Pendant les trois dernières décennies les débats sur l’œuvre de Martin Heidegger ont été dominés – et sérieusement obscurcis – par le retour obsessif à deux questions qui avaient trouvé des réponses affirmatives depuis longtemps : la question de la participation active du philosophe au mouvement national-socialiste et la question de l’affinité entre la pensé de Heidegger et l’idéologie du parti dont il était devenu membre en mai 1933. L’objectif des conférences données par Hans Ulrich Gumbrecht était de se concentrer sur la possible valeur systématique de la philosophie heideggérienne pour notre présent (« Peut-on éviter Heidegger ? ») et sur les raisons historiques et institutionnelles de sa survivance jusqu’aujourd’hui (« Pourquoi on n’a pas oublié Heidegger ») tout en partant de la certitude – sans doute douloureuse – de son engagement et de ses affinités intellectuelles avec le nazisme.
Si notre présent épistémologique est surtout caractérisé par l’incapacité à dépasser l’éloignement progressif entre le sujet cartésien comme observateur du monde et le monde des choses comme objet d’observation, processus qui se heurte chaque fois au désir – réputé « naïf », mais cependant puissant – de revenir aux régimes référentiels de la vérité ; et s’il est vrai que la croissance probablement exponentielle de nos savoirs s’accompagne de l’accumulation dramatique de problèmes pratiques essentiels qui résistent à toute solution, on s’explique bien la fascination persistante exercée par la pensée de Heidegger.

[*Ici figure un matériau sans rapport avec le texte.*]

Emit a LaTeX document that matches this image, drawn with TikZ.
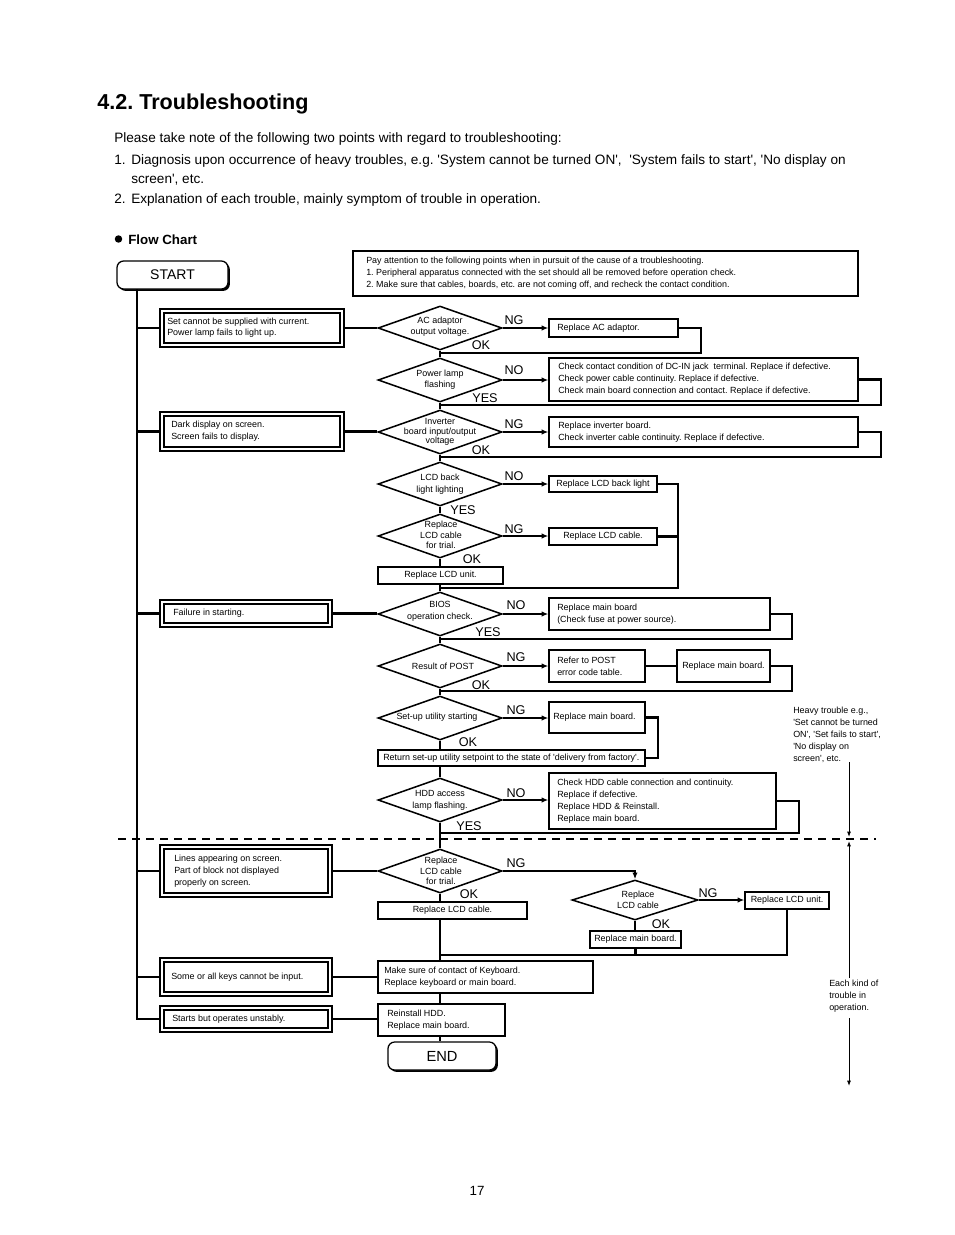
\documentclass[tikz,border=0pt]{standalone}
\usepackage{fontspec}
\setmainfont{Liberation Sans}
\usetikzlibrary{arrows.meta,shapes.geometric,shadows}
\newcommand\sq{\textquotesingle}
\tikzset{
  conn/.style={line width=1.7pt},
  arr/.style={conn,-{Latex[length=5pt,width=4pt]}},
  boxst/.style={draw,line width=0.95pt,inner sep=0pt},
  symst/.style={draw,line width=0.85pt,double,double distance=2.2pt,inner sep=0pt,outer sep=1.95pt},
  dia/.style={draw,diamond,line width=1.15pt,inner sep=0pt,minimum width=93pt,minimum height=33pt},
  txt/.style={inner sep=0pt,align=left,font=\fontsize{6.7}{9}\selectfont},
  dtxt/.style={inner sep=0pt,align=center,font=\fontsize{6.7}{8.3}\selectfont},
  lab/.style={inner sep=0pt,font=\fontsize{9.5}{10}\selectfont},
  hd/.style={anchor=base west,inner sep=0pt,font=\fontsize{10.2}{12}\selectfont},
  term/.style={draw,line width=0.95pt,rounded corners=5pt,fill=white,inner sep=0pt,
    drop shadow={shadow xshift=1.4pt,shadow yshift=-1.4pt,fill=black,opacity=1}},
  thinl/.style={line width=0.75pt},
  tarr/.style={thinl,-{Latex[length=4pt,width=3pt]}},
}
\newcommand\lbox[8][]{%
  \pgfmathsetmacro\myW{(#5-#3)*0.75}%
  \pgfmathsetmacro\myH{(#6-#4)*0.75}%
  \node[boxst,minimum width=\myW pt,minimum height=\myH pt,#1] (#2) at ({(#3+#5)/2},{(#4+#6)/2}) {};%
  \node[txt,anchor=west] (#2t) at ({#3+#7},{(#4+#6)/2}) {#8};}
\newcommand\cbox[7][]{%
  \pgfmathsetmacro\myW{(#5-#3)*0.75}%
  \pgfmathsetmacro\myH{(#6-#4)*0.75}%
  \node[boxst,minimum width=\myW pt,minimum height=\myH pt,#1] (#2) at ({(#3+#5)/2},{(#4+#6)/2}) {};%
  \node[txt,align=center] (#2t) at (#2.center) {#7};}
\begin{document}
\frenchspacing
\begin{tikzpicture}[x=0.75pt,y=-0.75pt]
\useasboundingbox (0,0) rectangle (954,1235);
\fill[white] (0,0) rectangle (954,1235);

% header
\node[anchor=base west,inner sep=0pt,font=\bfseries\fontsize{16.2}{18}\selectfont] (title) at (97,109) {4.2. Troubleshooting};
\node[hd] (p0) at (114,142) {Please take note of the following two points with regard to troubleshooting:};
\node[hd] (n1) at (114,164) {1.};
\node[hd] (p1) at (131,164) {Diagnosis upon occurrence of heavy troubles, e.g. \sq System cannot be turned ON\sq,~ \sq System fails to start\sq, \sq No display on};
\node[hd] (p1b) at (131,183) {screen\sq, etc.};
\node[hd] (n2) at (114,203) {2.};
\node[hd] (p2) at (131,203) {Explanation of each trouble, mainly symptom of trouble in operation.};
\fill (118.5,239) circle[radius=2.8pt];
\node[anchor=base west,inner sep=0pt,font=\bfseries\fontsize{10}{12}\selectfont] (fc) at (128,244) {Flow Chart};

% start / note
\node[term,minimum width=83.25pt,minimum height=21pt,font=\fontsize{10.5}{12}\selectfont] (start) at (172.5,275) {START};
\node[boxst,minimum width=378.75pt,minimum height=33.75pt] (note) at (605.5,273.5) {};
\node[txt,anchor=west] (notet) at (366,273.5) {Pay attention to the following points when in pursuit of the cause of a troubleshooting.\\1. Peripheral apparatus connected with the set should all be removed before operation check.\\2. Make sure that cables, boards, etc. are not coming off, and recheck the contact condition.};

% symptom boxes
\lbox[symst]{s1}{162}{311}{342}{345}{5}{Set cannot be supplied with current.\\[-0.5pt]Power lamp fails to light up.}
\lbox[symst]{s2}{162}{414}{342}{449}{9}{Dark display on screen.\\Screen fails to display.}
\lbox[symst]{s3}{162}{602}{330}{625}{11}{Failure in starting.}
\lbox[symst]{s4}{162}{847}{330}{895}{12}{Lines appearing on screen.\\Part of block not displayed\\properly on screen.}
\lbox[symst]{s5}{162}{960}{330}{994}{9}{Some or all keys cannot be input.}
\lbox[symst]{s6}{162}{1008}{330}{1030}{10}{Starts but operates unstably.}

% diamonds
\node[dia] (d1) at (440,328) {};
\node[dtxt] (d1t) at (440,327) {AC adaptor\\output voltage.};
\node[dia] (d2) at (440,380) {};
\node[dtxt] (d2t) at (440,380) {Power lamp\\flashing};
\node[dia] (d3) at (440,432) {};
\node[dtxt,font=\fontsize{6.7}{6.9}\selectfont] (d3t) at (440,432) {Inverter\\board input/output\\voltage};
\node[dia] (d4) at (440,484) {};
\node[dtxt,font=\fontsize{6.7}{9}\selectfont] (d4t) at (440,484) {LCD back\\light lighting};
\node[dia] (d5) at (440,536) {};
\node[dtxt,font=\fontsize{6.7}{7.9}\selectfont] (d5t) at (441,535) {Replace\\LCD cable\\for trial.};
\node[dia] (d6) at (440,614) {};
\node[dtxt,font=\fontsize{6.7}{9}\selectfont] (d6t) at (440,611) {BIOS\\operation check.};
\node[dia] (d7) at (440,666) {};
\node[dtxt] (d7t) at (443,666) {Result of POST};
\node[dia] (d8) at (440,718) {};
\node[dtxt] (d8t) at (437,717) {Set-up utility starting};
\node[dia] (d9) at (440,800) {};
\node[dtxt,font=\fontsize{6.7}{9}\selectfont] (d9t) at (440,800) {HDD access\\lamp flashing.};
\node[dia] (d10) at (440,871) {};
\node[dtxt,font=\fontsize{6.7}{7.9}\selectfont] (d10t) at (441,871) {Replace\\LCD cable\\for trial.};
\node[dia,minimum width=94.5pt,minimum height=30pt] (d11) at (635,900) {};
\node[dtxt] (d11t) at (638,900) {Replace\\LCD cable};

% action boxes
\lbox{r1}{549}{319}{678}{337}{8}{Replace AC adaptor.}
\lbox{r2}{549}{358}{858}{401}{9}{Check contact condition of DC-IN jack~ terminal. Replace if defective.\\Check power cable continuity. Replace if defective.\\Check main board connection and contact. Replace if defective.}
\lbox{r3}{549}{417}{858}{447}{9}{Replace inverter board.\\Check inverter cable continuity. Replace if defective.}
\cbox{r4}{549}{476}{657}{492}{Replace LCD back light}
\cbox{r5}{549}{528}{657}{545}{Replace LCD cable.}
\cbox{u1}{378}{567}{503}{584}{Replace LCD unit.}
\lbox{r6}{549}{598}{770}{630}{8}{Replace main board\\(Check fuse at power source).}
\lbox{r7}{549}{650}{645}{682}{8}{Refer to POST\\error code table.}
\cbox{r7b}{677}{650}{770}{682}{Replace main board.}
\lbox{r8}{549}{702}{645}{733}{4}{Replace main board.}
\lbox{ret}{378}{750}{645}{766}{5}{Return set-up utility setpoint to the state of \sq delivery from factory\sq.}
\lbox{r9}{549}{773}{776}{829}{8}{Check HDD cable connection and continuity.\\Replace if defective.\\Replace HDD \& Reinstall.\\Replace main board.}
\cbox{c1}{378}{902}{527}{919}{Replace LCD cable.}
\cbox{r11}{745}{892}{829}{909}{Replace LCD unit.}
\cbox{r12}{590}{931}{681}{948}{Replace main board.}
\lbox{k1}{378}{961}{593}{993}{6}{Make sure of contact of Keyboard.\\Replace keyboard or main board.}
\lbox{h1}{378}{1004}{505}{1036}{9}{Reinstall HDD.\\Replace main board.}
\node[term,minimum width=81pt,minimum height=21pt,font=\fontsize{11}{12}\selectfont] (finish) at (442,1056) {END};

% coordinates
\coordinate (tt) at (137,289);
\coordinate (mx) at (440,0);
\coordinate (m1) at (440,353);
\coordinate (m2) at (440,405);
\coordinate (m3) at (440,457);
\coordinate (m4) at (440,588);
\coordinate (m6) at (440,639);
\coordinate (m7) at (440,691);
\coordinate (m9) at (440,833);
\coordinate (m10) at (440,955);
\coordinate (j4) at (678,0);

% trunk and branches
\draw[conn] (tt) |- (s6.west);
\foreach \s in {s1,s2,s3,s4,s5} \draw[conn] (\s.west -| tt) -- (\s.west);
\draw[conn] (s1.east) -- (s1.east -| d1.west);
\draw[conn] (s2.east) -- (s2.east -| d3.west);
\draw[conn] (s3.east) -- (s3.east -| d6.west);
\draw[conn] (s4.east) -- (s4.east -| d10.west);
\draw[conn] (s5.east) -- (s5.east -| k1.west);
\draw[conn] (s6.east) -- (s6.east -| h1.west);

% main line
\draw[conn] (d1.south) -- (d2.north);
\draw[conn] (d2.south) -- (d3.north);
\draw[conn] (d3.south) -- (d4.north);
\draw[conn] (d4.south) -- (d5.north);
\draw[conn] (d5.south) -- (u1.north -| d5.south);
\draw[conn] (u1.south -| d6.north) -- (d6.north);
\draw[conn] (d6.south) -- (d7.north);
\draw[conn] (d7.south) -- (d8.north);
\draw[conn] (d8.south) -- (ret.north -| d8.south);
\draw[conn] (ret.south -| d9.north) -- (d9.north);
\draw[conn] (d9.south) -- (d10.north);
\draw[conn] (d10.south) -- (c1.north -| d10.south);
\draw[conn] (c1.south -| mx) -- (k1.north -| mx);
\draw[conn] (k1.south -| mx) -- (h1.north -| mx);
\draw[conn] (h1.south -| mx) -- (finish.north -| mx);

% branches right
\draw[arr] (d1.east) -- (d1.east -| r1.west);
\draw[arr] (d2.east) -- (d2.east -| r2.west);
\draw[arr] (d3.east) -- (d3.east -| r3.west);
\draw[arr] (d4.east) -- (d4.east -| r4.west);
\draw[arr] (d5.east) -- (d5.east -| r5.west);
\draw[arr] (d6.east) -- (d6.east -| r6.west);
\draw[arr] (d7.east) -- (d7.east -| r7.west);
\draw[arr] (d8.east) -- (d8.east -| r8.west);
\draw[arr] (d9.east) -- (d9.east -| r9.west);
\draw[arr] (d10.east) -| (d11.north);
\draw[arr] (d11.east) -- (d11.east -| r11.west);

% returns
\draw[conn] (r1.east) -- ++(22,0) |- (m1);
\draw[conn] (r2.east) -- ++(22,0) |- (m2);
\draw[conn] (r3.east) -- ++(22,0) |- (m3);
\draw[conn] (r4.east) -- (r4.east -| j4) |- (m4);
\draw[conn] (r5.east) -- (r5.east -| j4);
\draw[conn] (r6.east) -- ++(21,0) |- (m6);
\draw[conn] (r7.east) -- (r7b.west);
\draw[conn] (r7b.east) -- ++(21,0) |- (m7);
\draw[conn] (r8.east) -- ++(12,0) |- (ret.east);
\draw[conn] (r9.east) -- ++(22,0) |- (m9);
\draw[conn] (d11.south) -- (r12.north -| d11.south);
\draw[conn] (r12.south) -- (r12.south |- m10);
\draw[conn] (r11.south) |- (m10);

% labels
\node[lab] at (514,320) {NG};  \node[lab] at (481,345) {OK};
\node[lab] at (514,370) {NO};  \node[lab] at (485,398) {YES};
\node[lab] at (514,424) {NG};  \node[lab] at (481,450) {OK};
\node[lab] at (514,476) {NO};  \node[lab] at (463,510) {YES};
\node[lab] at (514,529) {NG};  \node[lab] at (472,559) {OK};
\node[lab] at (516,605) {NO};  \node[lab] at (488,632) {YES};
\node[lab] at (516,657) {NG};  \node[lab] at (481,685) {OK};
\node[lab] at (516,710) {NG};  \node[lab] at (468,742) {OK};
\node[lab] at (516,793) {NO};  \node[lab] at (469,826) {YES};
\node[lab] at (516,863) {NG};  \node[lab] at (469,894) {OK};
\node[lab] at (708,893) {NG};  \node[lab] at (661,924) {OK};

% dashed separator
\coordinate (dl) at (118,839);
\coordinate (dr) at (876,839);
\draw[line width=1.5pt,dash pattern=on 6pt off 4.5pt] (dl) -- (dr);

% right annotation
\node[txt,anchor=west] (heavy) at (793,735) {Heavy trouble e.g.,\\\sq Set cannot be turned\\ON\sq, \sq Set fails to start\sq,\\\sq No display on\\screen\sq, etc.};
\coordinate (a1) at (849,762);
\coordinate (a2) at (849,837);
\coordinate (a3) at (849,978);
\coordinate (a4) at (849,841);
\coordinate (a5) at (849,1018);
\coordinate (a6) at (849,1086);
\draw[tarr] (a1) -- (a2);
\draw[tarr] (a3) -- (a4);
\draw[tarr] (a5) -- (a6);
\node[txt,anchor=west] (each) at (829,996) {Each kind of\\trouble in\\operation.};

\node[inner sep=0pt,font=\fontsize{10}{12}\selectfont] (pg) at (477,1191) {17};
\end{tikzpicture}
\end{document}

Elle réside dans la tendance ouvertement anticartésienne – et par là antimoderniste – de ses présupposés épistémologiques fondamentaux. Cette tendance est tout d’abord constituée par la notion du « Dasein » qui remplace une notion de la subjectivité exclusivement basée sur le cogito en y ajoutant une dimension spatiale et une proximité primaire aux choses du monde ; mais cette tendance antimerniste se confond aussi avec la notion du « Sein » (« Être ») qui est différente de celle du « sens » en tant qu’elle participe de la dimension de la substance ; et différente aussi de la notion « d’objet » en tant qu’elle échange la passivité de l’objet, son inertie épistémologique contre l’initiative que l’Être prend vers son « auto-dévoilement ».
Du coté historique, une des conditions centrales de la survivance de la pensée heideggérienne a résidé dans un habitus intellectuel de réception qui, au lieu de se lier à l’obligation (peut-être impossible) d’une lecture d’ensemble de son œuvre, a pris la liberté d’en isoler certains philosophèmes, de se laisser inspirer par eux, et même de les combiner d’une façon libre et associative. C’est le style typique de la réception intense et extrêmement variée des écrits de Heidegger parmi un grand nombre de philosophes français depuis Alexandre Kojève en 1933, en passant par l’assimilation particulièrement productrice de ses textes dans les premières œuvres de Jean-Paul Sartre, jusqu’aux livres de Jacques Derrida. Si aucune tendance cohérente ne domine les différentes lectures françaises de Heidegger, il est vrai malgré tout qu’elles ont été la raison la plus forte de la persistance de sa présence intellectuelle.
Finalement, une question posée par Jacques Derrida, celle de savoir si Heidegger aurait pu figurer parmi les philosophes les plus importants du XXe siècle sans la proximité de sa pensée avec l’idéologie national-socialiste, nous conduit à une solution de l’énigme que constitue le retour obsessif à sa biographie. Sans aucun doute, la notion de « Dasein » est proche des valeurs « du sang et de la terre » (« Blut und Boden ») du fascisme et de la S.A., de même qu’un certain autoritarisme dans la notion de « l’Être » montre une ressemblance avec la mentalité hiérarchique de la S.S. Mais dans un moment culturel comme le nôtre qui est revenu à l’habitude de lire les textes des classiques d’une façon existentielle ou même existentialiste, c’est-à-dire en établissant un rapport entre les textes et les problèmes de l’individu, dans un tel moment, les destins biographiques – même s’ils sont des destins coupables – augmentent la fascination pour certaines œuvres, y compris des œuvres philosophiques.
Si la pensée de Heidegger est inévitable pour nous, c’est ainsi parce qu’il serait irresponsable de se priver de son énergie inspiratrice. Mais pour profiter de cette énergie, il faut accepter de payer le prix d’une proximité qui risque de nous contaminer. C’est un prix peut-être acceptable – mais il est lourd et jamais sans problèmes. En même temps, ce prix, ce risque de contamination a en lui-même la faculté de nous mettre à distance et de nous y maintenir. Nous pourrions donc ainsi nous exposer à la philosophie de Heidegger sans courir le danger de nous y perdre.